Blacks Should Expect Nothing From Black Politicians

Right after he won the Democratic Party presidential nomination Barack Obama paid a visit to the American Israel Public Affairs Committee (AIPAC), an advocacy group that lobbies the United States Congress and White House for strong American support of Israel. It is ranked as one of the most powerful and influential lobbying organizations in Washington. Obviously these people feel the need to receive assurances from Mr. Obama that if he is fortunate enough to win the oval office he will endeavor to protect Israel and its interest from any and all enemies.

The racially generic dominant community which happens to be predominantly white needs these assurances from Mr. Obama as well. When the clip of the Reverend Jeremiah Wright making statements of support for Mr. Obama that many people found offensive became so popular, the dominant community demanded that Mr. Obama take the steps necessary to put their fears to rest. Many people demanded that Mr. Obama denounce his pastor of twenty years and quit his church. Mr. Obama tried to appease the dominant community with his oratory about racial healing. But that wasn’t enough. Many people said it was too little too late and they needed more to feel comfortable with the black candidate.

However, when Mr. Wright made his appearance on Bill Moyers Journal and explained that Mr. Obama was a politician that needed to make certain gestures for the sake of his campaign, and after Mr. Wright went before the National Press Club saying that an attack on the good reverend was an attack against the black church, Mr. Obama had enough. He responded with indignation and outrage calling for a divorce from his long time spiritual mentor, making another attempt at appeasement for the dominant community.

But, for some odd reason, many people in the black community feel that black people are not entitled to any assurances from Mr. Obama that he wants to protect the interest of the black community. When Jeremiah Wright made his comments about racism in the black community, Mr. Obama made it a point to assure people that he does not share the pastor’s sentiments. Mr. Obama dismissed his pastor as an angry bitter black man of a bygone era. The reverend’s rant had no merit.

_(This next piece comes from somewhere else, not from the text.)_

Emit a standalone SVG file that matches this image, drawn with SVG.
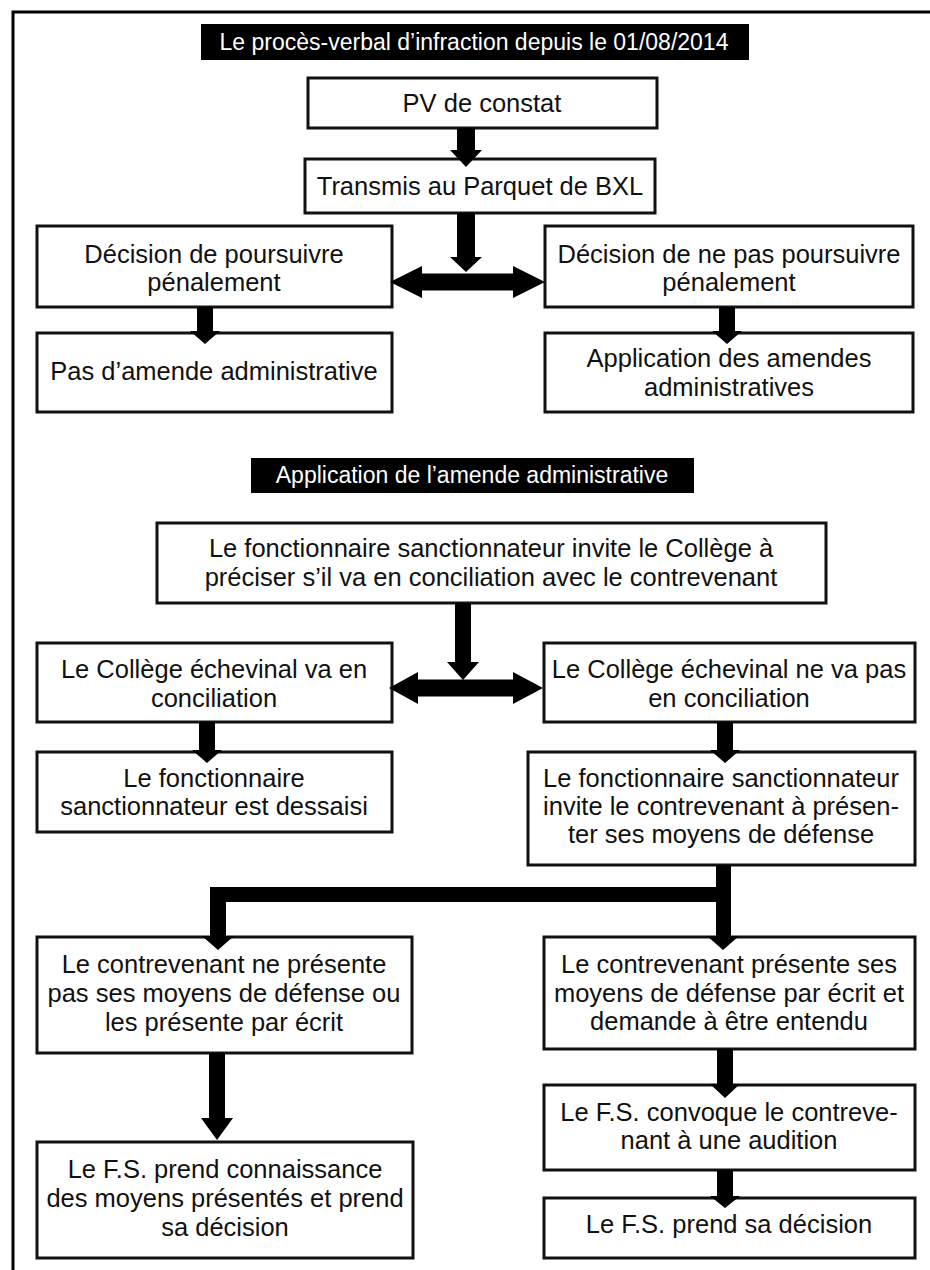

When Mr. Obama made his statement in response to the district attorney of Jena, Louisiana charging six black students at the local high school with second degree attempted murder for a school fight with a white student, Mr. Obama was careful to make his statement as politically correct and as racially neutral as possible. His statement was a call for racial healing on both sides of the racial fence. The fact that the whole issue started when white students hung racially provocative nooses in response to black students sitting under a tree normally reserved for white kids is nothing that needs attention. We can mend the racial divide and come together as one.

Tell a victim of rape that he or she needs to put the rape in the past and come together with their rapist. Tell the various victims of muggings that they need to heal with their muggers. Only crimes of racism are solved with calls for the perpetrators to heal with their victims. Like many, Mr. Obama feels that the real crimes associated with racial prejudice are of a bygone era and what we experience these days are nothing more than misunderstandings of perceptions. There is no need to give any attention to issues that affect the black community.  We are supposed to believe that there is nothing keeping the black community in its poor condition other than the black men who refuse to take on their responsibilities as fathers.

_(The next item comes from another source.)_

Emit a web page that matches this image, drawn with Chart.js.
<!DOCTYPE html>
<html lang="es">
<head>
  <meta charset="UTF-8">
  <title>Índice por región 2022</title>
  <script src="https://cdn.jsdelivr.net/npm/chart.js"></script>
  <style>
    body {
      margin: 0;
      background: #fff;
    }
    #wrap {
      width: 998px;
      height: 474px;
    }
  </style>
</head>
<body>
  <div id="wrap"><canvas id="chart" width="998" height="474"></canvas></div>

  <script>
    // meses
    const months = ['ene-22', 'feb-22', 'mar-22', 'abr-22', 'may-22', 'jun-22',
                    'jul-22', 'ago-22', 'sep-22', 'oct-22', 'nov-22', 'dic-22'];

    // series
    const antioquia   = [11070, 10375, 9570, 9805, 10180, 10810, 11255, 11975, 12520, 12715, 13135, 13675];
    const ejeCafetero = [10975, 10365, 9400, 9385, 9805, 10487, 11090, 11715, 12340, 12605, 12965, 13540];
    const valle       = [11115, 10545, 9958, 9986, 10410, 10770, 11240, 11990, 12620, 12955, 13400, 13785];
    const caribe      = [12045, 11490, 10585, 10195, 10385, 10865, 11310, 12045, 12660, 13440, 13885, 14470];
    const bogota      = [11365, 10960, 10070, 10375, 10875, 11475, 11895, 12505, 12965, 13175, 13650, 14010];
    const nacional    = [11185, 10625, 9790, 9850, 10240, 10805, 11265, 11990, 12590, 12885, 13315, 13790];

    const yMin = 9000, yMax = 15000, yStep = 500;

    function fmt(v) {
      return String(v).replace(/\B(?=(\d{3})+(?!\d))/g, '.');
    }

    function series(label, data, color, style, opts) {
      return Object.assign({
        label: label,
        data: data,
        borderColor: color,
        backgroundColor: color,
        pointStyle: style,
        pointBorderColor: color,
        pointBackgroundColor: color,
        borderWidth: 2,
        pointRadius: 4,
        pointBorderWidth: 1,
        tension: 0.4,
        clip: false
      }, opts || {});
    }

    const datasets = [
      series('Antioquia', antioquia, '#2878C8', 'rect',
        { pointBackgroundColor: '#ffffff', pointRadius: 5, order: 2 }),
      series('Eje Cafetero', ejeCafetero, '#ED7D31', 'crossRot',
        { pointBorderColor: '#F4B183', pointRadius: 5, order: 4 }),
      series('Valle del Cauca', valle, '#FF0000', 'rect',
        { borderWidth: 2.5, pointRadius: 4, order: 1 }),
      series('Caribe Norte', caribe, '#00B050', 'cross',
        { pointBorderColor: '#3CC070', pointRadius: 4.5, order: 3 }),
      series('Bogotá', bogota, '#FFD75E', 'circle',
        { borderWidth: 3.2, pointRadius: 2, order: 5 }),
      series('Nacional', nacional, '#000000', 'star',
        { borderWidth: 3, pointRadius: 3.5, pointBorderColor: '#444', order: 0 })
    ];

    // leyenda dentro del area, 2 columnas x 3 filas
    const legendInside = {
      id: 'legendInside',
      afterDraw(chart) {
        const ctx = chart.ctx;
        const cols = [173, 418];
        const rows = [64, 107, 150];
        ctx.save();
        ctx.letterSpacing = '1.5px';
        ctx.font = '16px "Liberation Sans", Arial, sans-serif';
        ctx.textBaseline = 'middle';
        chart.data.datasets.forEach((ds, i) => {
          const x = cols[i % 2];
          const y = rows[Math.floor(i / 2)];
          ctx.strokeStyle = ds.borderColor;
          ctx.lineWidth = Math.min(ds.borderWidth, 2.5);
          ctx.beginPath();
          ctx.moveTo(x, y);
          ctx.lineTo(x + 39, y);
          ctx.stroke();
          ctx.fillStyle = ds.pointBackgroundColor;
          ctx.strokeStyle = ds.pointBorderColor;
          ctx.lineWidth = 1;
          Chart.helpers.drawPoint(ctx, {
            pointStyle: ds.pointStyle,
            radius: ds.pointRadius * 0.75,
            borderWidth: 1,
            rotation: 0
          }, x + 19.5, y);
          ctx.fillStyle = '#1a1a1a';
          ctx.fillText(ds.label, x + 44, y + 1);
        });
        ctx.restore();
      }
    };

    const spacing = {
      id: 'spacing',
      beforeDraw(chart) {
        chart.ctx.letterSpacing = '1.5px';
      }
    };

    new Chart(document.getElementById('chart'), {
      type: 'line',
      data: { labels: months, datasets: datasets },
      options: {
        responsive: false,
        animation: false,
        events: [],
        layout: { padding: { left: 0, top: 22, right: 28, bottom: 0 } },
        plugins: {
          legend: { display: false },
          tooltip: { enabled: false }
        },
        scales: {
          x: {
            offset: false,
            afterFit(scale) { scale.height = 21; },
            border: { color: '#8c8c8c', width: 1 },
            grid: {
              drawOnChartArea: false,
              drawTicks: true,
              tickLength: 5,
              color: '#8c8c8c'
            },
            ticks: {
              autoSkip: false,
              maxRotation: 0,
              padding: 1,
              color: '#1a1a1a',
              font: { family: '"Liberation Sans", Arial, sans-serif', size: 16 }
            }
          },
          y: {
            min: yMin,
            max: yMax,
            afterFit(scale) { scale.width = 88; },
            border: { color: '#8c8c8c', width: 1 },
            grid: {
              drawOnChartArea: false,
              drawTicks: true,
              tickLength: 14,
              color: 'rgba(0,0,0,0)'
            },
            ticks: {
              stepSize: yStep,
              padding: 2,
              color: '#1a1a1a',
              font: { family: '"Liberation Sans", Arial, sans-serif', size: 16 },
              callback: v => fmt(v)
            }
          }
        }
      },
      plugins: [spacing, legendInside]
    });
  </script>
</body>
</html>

If only Mr. Obama could fit black people into his busy schedule he might be able to take a step back, listen, and develop a fresh understanding of what our interests are. If only he could make an appearance at a black organization that isn’t just another church hungry for rhetoric he might be able to convey to the black community his plans for protecting our interest. But with commencement addresses to be given at Wesleyan University and appearances of assurance at AIPAC, Mr. Obama just doesn’t have the time, or desire, to make any appearances to allay any black people’s fears.  The black community needs to lift itself by its boot straps.

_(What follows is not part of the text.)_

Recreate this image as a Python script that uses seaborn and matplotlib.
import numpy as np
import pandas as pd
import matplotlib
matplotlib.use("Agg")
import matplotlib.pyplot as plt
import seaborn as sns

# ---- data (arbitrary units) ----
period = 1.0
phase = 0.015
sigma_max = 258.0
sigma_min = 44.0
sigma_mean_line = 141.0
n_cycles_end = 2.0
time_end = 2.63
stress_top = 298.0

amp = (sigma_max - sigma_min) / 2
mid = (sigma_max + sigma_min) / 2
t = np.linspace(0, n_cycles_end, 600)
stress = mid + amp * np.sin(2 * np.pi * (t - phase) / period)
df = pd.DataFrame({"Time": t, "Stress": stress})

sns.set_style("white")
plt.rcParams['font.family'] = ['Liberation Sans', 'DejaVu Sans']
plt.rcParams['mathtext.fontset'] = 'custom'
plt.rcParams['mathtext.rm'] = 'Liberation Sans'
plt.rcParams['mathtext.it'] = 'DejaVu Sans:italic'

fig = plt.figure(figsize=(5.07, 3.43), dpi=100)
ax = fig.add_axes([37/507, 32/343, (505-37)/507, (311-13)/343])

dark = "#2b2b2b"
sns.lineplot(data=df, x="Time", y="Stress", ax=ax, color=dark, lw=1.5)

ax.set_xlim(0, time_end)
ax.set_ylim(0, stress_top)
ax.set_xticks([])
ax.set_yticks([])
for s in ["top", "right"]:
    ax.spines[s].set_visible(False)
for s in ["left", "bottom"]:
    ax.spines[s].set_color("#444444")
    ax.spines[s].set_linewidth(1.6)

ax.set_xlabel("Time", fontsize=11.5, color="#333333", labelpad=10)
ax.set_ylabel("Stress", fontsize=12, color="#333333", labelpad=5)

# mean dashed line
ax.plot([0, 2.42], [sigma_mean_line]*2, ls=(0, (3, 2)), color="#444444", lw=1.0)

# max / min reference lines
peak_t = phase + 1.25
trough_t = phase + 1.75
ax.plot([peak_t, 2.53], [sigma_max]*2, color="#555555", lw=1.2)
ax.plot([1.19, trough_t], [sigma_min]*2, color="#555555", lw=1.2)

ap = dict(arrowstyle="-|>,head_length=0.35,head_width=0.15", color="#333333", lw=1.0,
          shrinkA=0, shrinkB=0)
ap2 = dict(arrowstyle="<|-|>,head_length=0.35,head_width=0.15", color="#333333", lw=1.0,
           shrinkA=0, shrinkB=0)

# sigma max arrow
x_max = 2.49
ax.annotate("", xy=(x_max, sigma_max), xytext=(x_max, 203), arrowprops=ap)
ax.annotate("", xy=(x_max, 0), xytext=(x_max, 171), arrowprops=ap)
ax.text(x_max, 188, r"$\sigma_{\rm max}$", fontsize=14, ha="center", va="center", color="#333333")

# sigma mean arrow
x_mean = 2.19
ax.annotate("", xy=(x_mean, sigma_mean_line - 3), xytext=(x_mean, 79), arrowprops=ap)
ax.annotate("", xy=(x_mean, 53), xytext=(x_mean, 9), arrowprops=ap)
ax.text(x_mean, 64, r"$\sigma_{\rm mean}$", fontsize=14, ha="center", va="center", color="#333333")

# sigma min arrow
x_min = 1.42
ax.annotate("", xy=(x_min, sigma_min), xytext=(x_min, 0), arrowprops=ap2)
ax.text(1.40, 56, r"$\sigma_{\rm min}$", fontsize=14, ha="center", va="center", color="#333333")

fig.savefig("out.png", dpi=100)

Besides, why should he? Black people require nothing from Barack Obama. We should assume that our interests are protected because Mr. Obama has black skin. No black politician would ever do anything to betray the trust of the black community. People who expect black politicians to clarify their position on issues pertaining to the black community are defeatist and house Negroes who are trying to sabotage the black politician’s run and keep black people from obtaining political power. The black politician needs to get white people’s votes so we should know that he’s trying to keep it on the down low.

Political power has always been kind to the black community. Black people have always been able to trust in politics for the social changes needed to bring equality to the black neighborhoods. That’s why black neighborhoods are thriving so well now.  Black people can trust each other without question because we know that no black person would ever do anything against another.

No one ever says that white people who ask white politicians tough questions about issues close to the white community are sellouts or defeatist. White people who ask tough questions are depicted as shrewd voters making sure they protest their interest. Mr. Obama is free to stand before whoever needs his assurances and will give detailed descriptions of why people should feel comfortable for supporting his bid for the presidency. But black people needn’t worry. He’s got that black skin after all. Sure we can trust him. He’s always had the black community’s true interest at heart despite anything we’ve ever seen to the contrary.

Black people who want to ask tough questions of the black candidates, who want assurances for the black community, really should learn to trust more and get over their victim mentalities. Black people really must learn to expect nothing from our black politicians.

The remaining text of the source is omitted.